» **SHORT EXERCISE**:
Show every line containing "React" by copying it.

» **INFORMATION SHOWN**:

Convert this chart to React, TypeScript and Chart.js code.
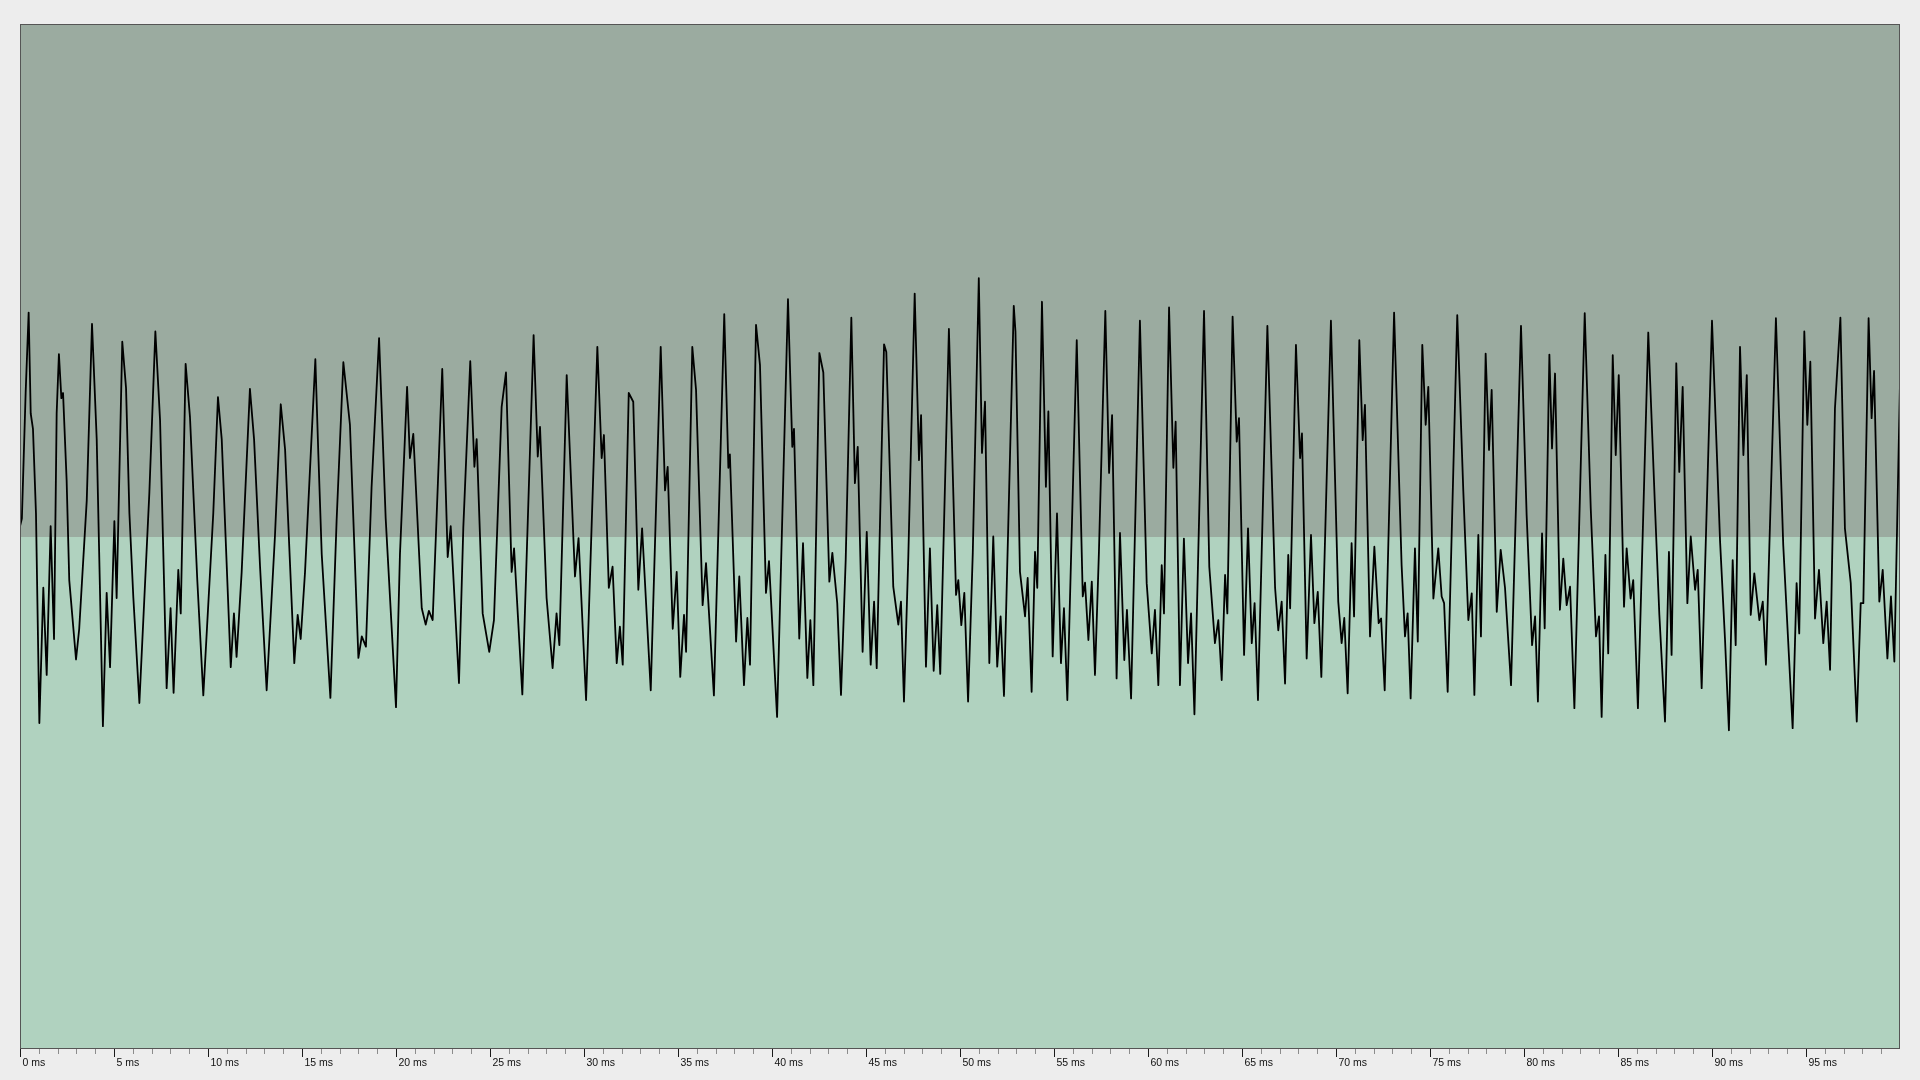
import React, { useEffect, useRef } from "react";
import { Chart, registerables } from "chart.js";

Chart.register(...registerables);

// Axis settings (milliseconds)
const xMinMs = 0;
const xMaxMs = 100;
const minorStepMs = 1;
const labelEveryMs = 5;
const yMin = -1;
const yMax = 1;

// Waveform vertices: [time in ms, amplitude]
const wave00to10: [number, number][] = [
  [0, 0.02], [0.1, 0.035], [0.3, 0.28], [0.46, 0.437], [0.57, 0.24], [0.69, 0.21], [0.85, 0.045],
  [1.03, -0.364], [1.24, -0.1], [1.42, -0.27], [1.63, 0.02], [1.81, -0.2], [1.95, 0.24], [2.07, 0.356],
  [2.2, 0.27], [2.29, 0.28], [2.48, 0.11], [2.62, -0.085], [2.98, -0.24], [3.15, -0.18], [3.55, 0.07],
  [3.83, 0.415], [4.08, 0.19], [4.41, -0.37], [4.61, -0.11], [4.79, -0.255], [5.02, 0.03], [5.14, -0.12],
  [5.44, 0.38], [5.64, 0.29], [5.82, 0.045], [6.03, -0.12], [6.35, -0.325], [6.88, 0.085], [7.2, 0.4],
  [7.45, 0.227], [7.8, -0.296], [8.01, -0.14], [8.17, -0.305], [8.42, -0.065], [8.55, -0.15], [8.81, 0.337],
  [9.04, 0.234], [9.43, -0.085], [9.75, -0.31],
];

const wave10to20: [number, number][] = [
  [10.28, 0.045], [10.53, 0.272], [10.73, 0.19], [11.21, -0.255], [11.38, -0.15], [11.52, -0.235],
  [11.79, -0.07], [12.23, 0.288], [12.45, 0.19], [12.77, -0.06], [13.12, -0.3], [13.56, 0.0], [13.87, 0.258],
  [14.1, 0.17], [14.59, -0.247], [14.77, -0.153], [14.93, -0.2], [15.16, -0.07], [15.71, 0.346],
  [15.87, 0.16], [16.05, -0.035], [16.51, -0.315], [16.84, 0.03], [17.2, 0.34], [17.55, 0.218],
  [18.0, -0.237], [18.18, -0.195], [18.4, -0.215], [18.7, 0.095], [19.1, 0.387], [19.45, 0.036],
  [20.0, -0.333],
];

const wave20to30: [number, number][] = [
  [20.21, -0.035], [20.59, 0.292], [20.74, 0.153], [20.92, 0.2], [21.37, -0.14], [21.58, -0.172],
  [21.75, -0.145], [21.95, -0.163], [22.46, 0.327], [22.75, -0.04], [22.91, 0.02], [23.35, -0.286],
  [23.58, 0.017], [23.95, 0.342], [24.17, 0.136], [24.29, 0.19], [24.61, -0.15], [24.96, -0.225],
  [25.21, -0.163], [25.62, 0.253], [25.85, 0.32], [26.15, -0.069], [26.28, -0.023], [26.72, -0.308],
  [27.32, 0.393], [27.54, 0.156], [27.66, 0.214], [28.01, -0.12], [28.33, -0.257], [28.54, -0.15],
  [28.69, -0.212], [29.08, 0.315], [29.52, -0.078], [29.71, -0.003],
];

const wave30to40: [number, number][] = [
  [30.11, -0.319], [30.71, 0.37], [30.94, 0.153], [31.06, 0.198], [31.32, -0.1], [31.52, -0.059],
  [31.74, -0.247], [31.91, -0.176], [32.06, -0.25], [32.38, 0.28], [32.62, 0.263], [32.89, -0.104],
  [33.09, 0.016], [33.55, -0.3], [34.08, 0.37], [34.31, 0.09], [34.45, 0.136], [34.72, -0.18],
  [34.93, -0.069], [35.12, -0.274], [35.32, -0.153], [35.43, -0.225], [35.76, 0.37], [35.96, 0.286],
  [36.31, -0.134], [36.49, -0.052], [36.91, -0.31], [37.46, 0.434], [37.68, 0.134], [37.76, 0.16],
  [38.09, -0.205], [38.26, -0.078], [38.51, -0.29], [38.69, -0.159], [38.83, -0.25], [39.15, 0.413],
  [39.36, 0.335], [39.68, -0.11], [39.84, -0.048],
];

const wave40to50: [number, number][] = [
  [40.27, -0.352], [40.85, 0.463], [41.08, 0.175], [41.17, 0.21], [41.45, -0.199], [41.65, -0.013],
  [41.88, -0.276], [42.04, -0.163], [42.2, -0.29], [42.52, 0.358], [42.73, 0.32], [43.05, -0.088],
  [43.21, -0.032], [43.47, -0.13], [43.67, -0.309], [43.92, -0.046], [44.22, 0.427], [44.41, 0.104],
  [44.56, 0.175], [44.82, -0.225], [45.04, 0.009], [45.25, -0.25], [45.43, -0.127], [45.57, -0.257],
  [45.96, 0.375], [46.08, 0.36], [46.45, -0.098], [46.72, -0.172], [46.86, -0.127], [47.02, -0.322],
  [47.25, -0.04], [47.59, 0.474], [47.82, 0.149], [47.93, 0.237], [48.19, -0.254], [48.4, -0.023],
  [48.6, -0.262], [48.79, -0.134], [48.95, -0.268], [49.41, 0.405], [49.79, -0.114], [49.91, -0.085],
];

const wave50to60: [number, number][] = [
  [50.07, -0.173], [50.23, -0.11], [50.43, -0.322], [50.68, -0.032], [51.0, 0.504], [51.17, 0.163],
  [51.33, 0.263], [51.56, -0.247], [51.77, 0.0], [51.98, -0.254], [52.16, -0.156], [52.34, -0.311],
  [52.86, 0.45], [52.95, 0.4], [53.19, -0.069], [53.46, -0.156], [53.6, -0.081], [53.81, -0.303],
  [53.99, -0.03], [54.11, -0.1], [54.36, 0.458], [54.57, 0.097], [54.7, 0.244], [54.93, -0.234],
  [55.16, 0.045], [55.37, -0.247], [55.53, -0.14], [55.71, -0.319], [56.21, 0.383], [56.53, -0.117],
  [56.65, -0.09], [56.83, -0.202], [57.01, -0.088], [57.18, -0.27], [57.39, -0.03], [57.73, 0.44],
  [57.93, 0.124], [58.09, 0.237], [58.33, -0.277], [58.51, 0.007], [58.74, -0.241], [58.88, -0.143],
  [59.1, -0.316], [59.57, 0.421], [59.93, -0.091],
];

const wave60to70: [number, number][] = [
  [60.2, -0.228], [60.37, -0.143], [60.55, -0.29], [60.73, -0.056], [60.85, -0.15], [61.12, 0.447],
  [61.35, 0.134], [61.47, 0.224], [61.7, -0.29], [61.91, -0.004], [62.13, -0.247], [62.29, -0.15],
  [62.47, -0.347], [62.98, 0.44], [63.26, -0.059], [63.56, -0.208], [63.74, -0.163], [63.92, -0.28],
  [64.1, -0.075], [64.22, -0.15], [64.5, 0.429], [64.72, 0.185], [64.84, 0.231], [65.11, -0.231],
  [65.32, 0.016], [65.52, -0.208], [65.67, -0.13], [65.85, -0.319], [66.35, 0.411], [66.76, -0.1],
  [66.93, -0.183], [67.11, -0.127], [67.29, -0.287], [67.46, -0.036], [67.56, -0.14], [67.87, 0.374],
  [68.09, 0.153], [68.19, 0.201], [68.44, -0.238], [68.67, 0.003], [68.85, -0.169], [69.03, -0.108],
  [69.22, -0.274], [69.73, 0.421],
];

const wave70to80: [number, number][] = [
  [70.12, -0.127], [70.3, -0.208], [70.44, -0.159], [70.62, -0.306], [70.83, -0.013], [70.96, -0.156],
  [71.24, 0.383], [71.42, 0.188], [71.54, 0.257], [71.81, -0.195], [72.04, -0.02], [72.27, -0.169],
  [72.4, -0.16], [72.59, -0.3], [73.09, 0.437], [73.49, -0.056], [73.67, -0.195], [73.81, -0.15],
  [73.97, -0.316], [74.2, -0.023], [74.35, -0.205], [74.59, 0.374], [74.77, 0.218], [74.91, 0.292],
  [75.18, -0.121], [75.44, -0.023], [75.62, -0.117], [75.75, -0.13], [75.94, -0.303], [76.45, 0.432],
  [76.77, 0.09], [77.04, -0.163], [77.22, -0.111], [77.36, -0.309], [77.57, 0.003], [77.71, -0.195],
  [77.96, 0.357], [78.14, 0.169], [78.28, 0.286], [78.55, -0.147], [78.76, -0.026], [78.99, -0.1],
  [79.31, -0.29], [79.84, 0.411],
];

const wave80to90: [number, number][] = [
  [80.14, 0.042], [80.43, -0.212], [80.59, -0.156], [80.74, -0.322], [80.96, 0.006], [81.1, -0.179],
  [81.35, 0.355], [81.49, 0.172], [81.65, 0.318], [81.91, -0.143], [82.09, -0.043], [82.27, -0.134],
  [82.45, -0.098], [82.68, -0.335], [83.23, 0.436], [83.55, 0.055], [83.83, -0.195], [83.99, -0.156],
  [84.13, -0.352], [84.33, -0.036], [84.48, -0.228], [84.72, 0.354], [84.88, 0.159], [85.04, 0.315],
  [85.32, -0.137], [85.46, -0.023], [85.67, -0.121], [85.81, -0.085], [86.06, -0.335], [86.61, 0.398],
  [86.97, 0.055], [87.2, -0.153], [87.5, -0.361], [87.71, -0.03], [87.85, -0.231], [88.1, 0.338],
  [88.26, 0.126], [88.44, 0.292], [88.69, -0.13], [88.87, 0.0], [89.1, -0.104], [89.24, -0.065],
  [89.45, -0.296],
];

const wave90to100: [number, number][] = [
  [90.0, 0.421], [90.43, -0.01], [90.69, -0.199], [90.9, -0.378], [91.1, -0.046], [91.26, -0.212],
  [91.49, 0.37], [91.67, 0.159], [91.85, 0.315], [92.06, -0.153], [92.25, -0.072], [92.52, -0.163],
  [92.7, -0.127], [92.87, -0.25], [93.4, 0.426], [93.79, -0.017], [94.29, -0.374], [94.5, -0.091],
  [94.64, -0.189], [94.91, 0.4], [95.07, 0.218], [95.23, 0.341], [95.48, -0.16], [95.69, -0.065],
  [95.92, -0.208], [96.1, -0.127], [96.28, -0.26], [96.54, 0.25], [96.83, 0.427], [97.07, 0.016],
  [97.38, -0.091], [97.7, -0.361], [97.91, -0.13], [98.05, -0.13], [98.33, 0.426], [98.49, 0.231],
  [98.62, 0.323], [98.9, -0.127], [99.08, -0.065], [99.33, -0.238], [99.52, -0.117], [99.7, -0.244],
  [100, 0.3],
];

const waveSegments = [
  wave00to10, wave10to20, wave20to30, wave30to40, wave40to50,
  wave50to60, wave60to70, wave70to80, wave80to90, wave90to100,
];

const UPPER_COLOR = "rgb(155,171,160)";
const LOWER_COLOR = "rgb(176,210,191)";
const BORDER_COLOR = "#555555";

const backgroundPlugin = {
  id: "halfBackground",
  beforeDraw(chart: any) {
    const { ctx, chartArea } = chart;
    const yScale = chart.scales.y;
    const mid = Math.round(yScale.getPixelForValue(0));
    ctx.save();
    ctx.fillStyle = UPPER_COLOR;
    ctx.fillRect(chartArea.left, chartArea.top, chartArea.right - chartArea.left, mid - chartArea.top);
    ctx.fillStyle = LOWER_COLOR;
    ctx.fillRect(chartArea.left, mid, chartArea.right - chartArea.left, chartArea.bottom - mid);
    ctx.restore();
  },
  afterDatasetsDraw(chart: any) {
    const { ctx, chartArea } = chart;
    ctx.save();
    ctx.strokeStyle = BORDER_COLOR;
    ctx.lineWidth = 1;
    ctx.strokeRect(
      chartArea.left + 0.5,
      chartArea.top + 0.5,
      chartArea.right - chartArea.left - 1,
      chartArea.bottom - chartArea.top - 1
    );
    ctx.restore();
  },
};

const minorTickPlugin = {
  id: "minorTicks",
  afterDraw(chart: any) {
    const { ctx, chartArea } = chart;
    const xScale = chart.scales.x;
    ctx.save();
    ctx.strokeStyle = "#8c8c8c";
    ctx.lineWidth = 1;
    for (let v = xMinMs; v < xMaxMs; v += minorStepMs) {
      if (v % labelEveryMs === 0) continue;
      const px = Math.round(xScale.getPixelForValue(v)) + 0.5;
      ctx.beginPath();
      ctx.moveTo(px, chartArea.bottom);
      ctx.lineTo(px, chartArea.bottom + 5);
      ctx.stroke();
    }
    ctx.restore();
  },
};

export default function App() {
  const canvasRef = useRef<HTMLCanvasElement>(null);

  useEffect(() => {
    document.body.style.margin = "0";
    const points = waveSegments.flat().map(([x, y]) => ({ x, y }));
    const chart = new Chart(canvasRef.current as HTMLCanvasElement, {
      type: "line",
      data: {
        datasets: [
          {
            data: points,
            borderColor: "#000000",
            borderWidth: 1.8,
            borderJoinStyle: "round",
            pointRadius: 0,
            tension: 0,
            fill: false,
          },
        ],
      },
      options: {
        animation: false,
        responsive: false,
        maintainAspectRatio: false,
        events: [],
        layout: { padding: { left: 20, right: 20, top: 24, bottom: 0 } },
        plugins: { legend: { display: false }, tooltip: { enabled: false } },
        scales: {
          x: {
            type: "linear",
            min: xMinMs,
            max: xMaxMs,
            border: { display: false },
            grid: {
              display: true,
              drawOnChartArea: false,
              drawTicks: true,
              tickLength: 8,
              tickWidth: 1,
              tickColor: (ctx: any) =>
                ctx.tick && ctx.tick.value % labelEveryMs === 0 && ctx.tick.value < xMaxMs
                  ? "#1a1a1a"
                  : "rgba(0,0,0,0)",
            },
            ticks: {
              stepSize: minorStepMs,
              autoSkip: false,
              maxRotation: 0,
              minRotation: 0,
              align: "start",
              labelOffset: 2.5,
              padding: 0,
              color: "#111111",
              font: { family: "'Liberation Sans', Arial, sans-serif", size: 10.5 },
              callback: (value: any) =>
                Number(value) % labelEveryMs === 0 && Number(value) < xMaxMs ? `${value} ms` : "",
            },
            afterFit: (scale: any) => {
              scale.height = 31;
            },
          },
          y: { display: false, min: yMin, max: yMax },
        },
      },
      plugins: [backgroundPlugin, minorTickPlugin],
    } as any);
    return () => chart.destroy();
  }, []);

  return (
    <div
      style={{
        position: "fixed",
        left: 0,
        top: 0,
        width: 1920,
        height: 1080,
        background: "#ededed",
      }}
    >
      <canvas ref={canvasRef} width={1920} height={1080} style={{ display: "block" }} />
    </div>
  );
}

» **SOLUTION**:
Convert this chart to React, TypeScript and Chart.js code.
import React, { useEffect, useRef } from "react";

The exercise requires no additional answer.